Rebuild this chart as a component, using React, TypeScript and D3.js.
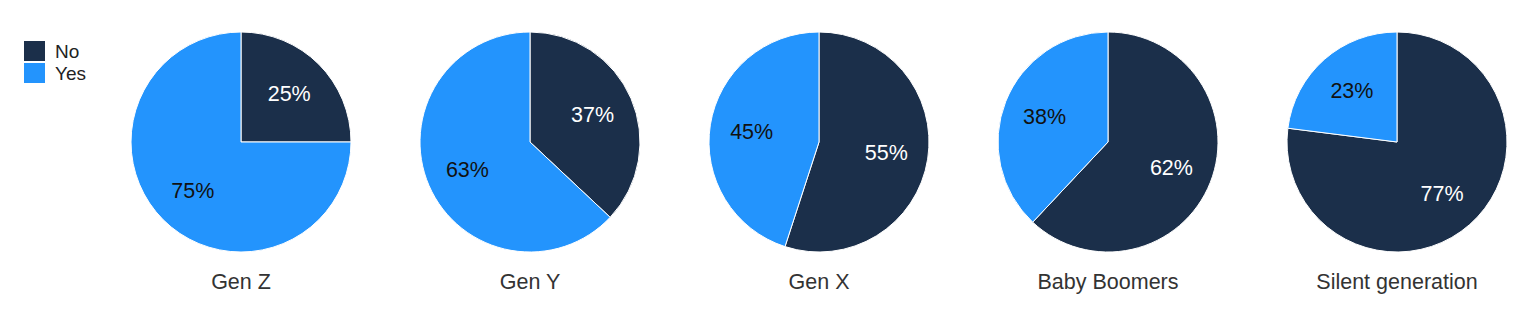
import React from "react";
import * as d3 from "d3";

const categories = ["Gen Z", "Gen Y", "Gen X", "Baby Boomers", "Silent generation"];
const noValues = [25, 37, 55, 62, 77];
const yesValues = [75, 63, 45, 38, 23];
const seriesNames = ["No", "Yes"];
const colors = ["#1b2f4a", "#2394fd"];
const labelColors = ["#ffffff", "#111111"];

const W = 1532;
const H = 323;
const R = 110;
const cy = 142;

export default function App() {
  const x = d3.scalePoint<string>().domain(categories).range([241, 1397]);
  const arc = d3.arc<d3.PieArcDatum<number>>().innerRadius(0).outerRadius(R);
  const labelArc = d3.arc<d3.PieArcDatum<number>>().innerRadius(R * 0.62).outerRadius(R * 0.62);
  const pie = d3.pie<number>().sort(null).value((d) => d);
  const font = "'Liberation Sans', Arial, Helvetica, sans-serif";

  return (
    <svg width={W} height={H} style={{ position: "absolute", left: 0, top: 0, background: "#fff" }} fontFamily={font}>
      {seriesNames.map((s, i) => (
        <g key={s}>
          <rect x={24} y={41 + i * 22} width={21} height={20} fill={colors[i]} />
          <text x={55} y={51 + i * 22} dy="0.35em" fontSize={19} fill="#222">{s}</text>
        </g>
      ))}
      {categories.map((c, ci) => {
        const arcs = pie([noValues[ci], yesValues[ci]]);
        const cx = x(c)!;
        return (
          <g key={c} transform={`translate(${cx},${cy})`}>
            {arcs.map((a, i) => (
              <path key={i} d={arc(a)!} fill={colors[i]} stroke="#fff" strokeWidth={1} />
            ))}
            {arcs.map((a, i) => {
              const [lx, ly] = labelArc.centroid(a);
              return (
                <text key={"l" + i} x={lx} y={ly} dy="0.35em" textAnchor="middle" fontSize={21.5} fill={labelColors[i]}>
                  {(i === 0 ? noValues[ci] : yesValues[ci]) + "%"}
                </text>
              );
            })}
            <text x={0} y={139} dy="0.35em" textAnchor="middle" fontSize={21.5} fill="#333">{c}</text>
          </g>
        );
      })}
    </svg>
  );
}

--

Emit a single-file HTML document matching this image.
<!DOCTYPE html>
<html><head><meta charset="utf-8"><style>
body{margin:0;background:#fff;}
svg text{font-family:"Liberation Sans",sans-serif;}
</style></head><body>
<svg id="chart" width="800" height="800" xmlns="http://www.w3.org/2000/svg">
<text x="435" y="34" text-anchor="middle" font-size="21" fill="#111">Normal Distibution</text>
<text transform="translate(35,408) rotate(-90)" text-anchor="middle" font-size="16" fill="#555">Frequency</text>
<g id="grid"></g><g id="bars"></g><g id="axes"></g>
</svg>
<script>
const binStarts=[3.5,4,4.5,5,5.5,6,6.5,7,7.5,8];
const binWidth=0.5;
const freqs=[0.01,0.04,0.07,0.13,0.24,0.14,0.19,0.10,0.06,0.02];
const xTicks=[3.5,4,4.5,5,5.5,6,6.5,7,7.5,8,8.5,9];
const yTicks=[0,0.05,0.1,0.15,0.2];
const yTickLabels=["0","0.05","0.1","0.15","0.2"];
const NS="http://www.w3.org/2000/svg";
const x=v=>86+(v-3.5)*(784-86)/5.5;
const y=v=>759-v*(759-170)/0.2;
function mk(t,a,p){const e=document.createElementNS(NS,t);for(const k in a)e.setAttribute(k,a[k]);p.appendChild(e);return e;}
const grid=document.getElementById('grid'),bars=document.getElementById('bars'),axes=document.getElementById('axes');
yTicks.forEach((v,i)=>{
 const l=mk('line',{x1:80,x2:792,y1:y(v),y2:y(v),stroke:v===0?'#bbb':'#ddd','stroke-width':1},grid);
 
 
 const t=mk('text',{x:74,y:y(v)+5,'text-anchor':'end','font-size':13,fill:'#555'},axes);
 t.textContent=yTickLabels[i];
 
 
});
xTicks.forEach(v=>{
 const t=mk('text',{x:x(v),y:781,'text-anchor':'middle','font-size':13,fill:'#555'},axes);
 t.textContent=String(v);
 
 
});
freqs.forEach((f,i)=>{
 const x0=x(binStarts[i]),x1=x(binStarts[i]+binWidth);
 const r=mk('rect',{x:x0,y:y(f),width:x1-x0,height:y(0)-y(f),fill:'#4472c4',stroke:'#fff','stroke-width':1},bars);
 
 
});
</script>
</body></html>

[Work to complete] Reproduce the data above exactly, but only the lines from the one showing "Rebuild this chart" through the one showing "import * as", with both ends kept and the pictures left out.

[Solution to this task]
Rebuild this chart as a component, using React, TypeScript and D3.js.
import React from "react";
import * as d3 from "d3";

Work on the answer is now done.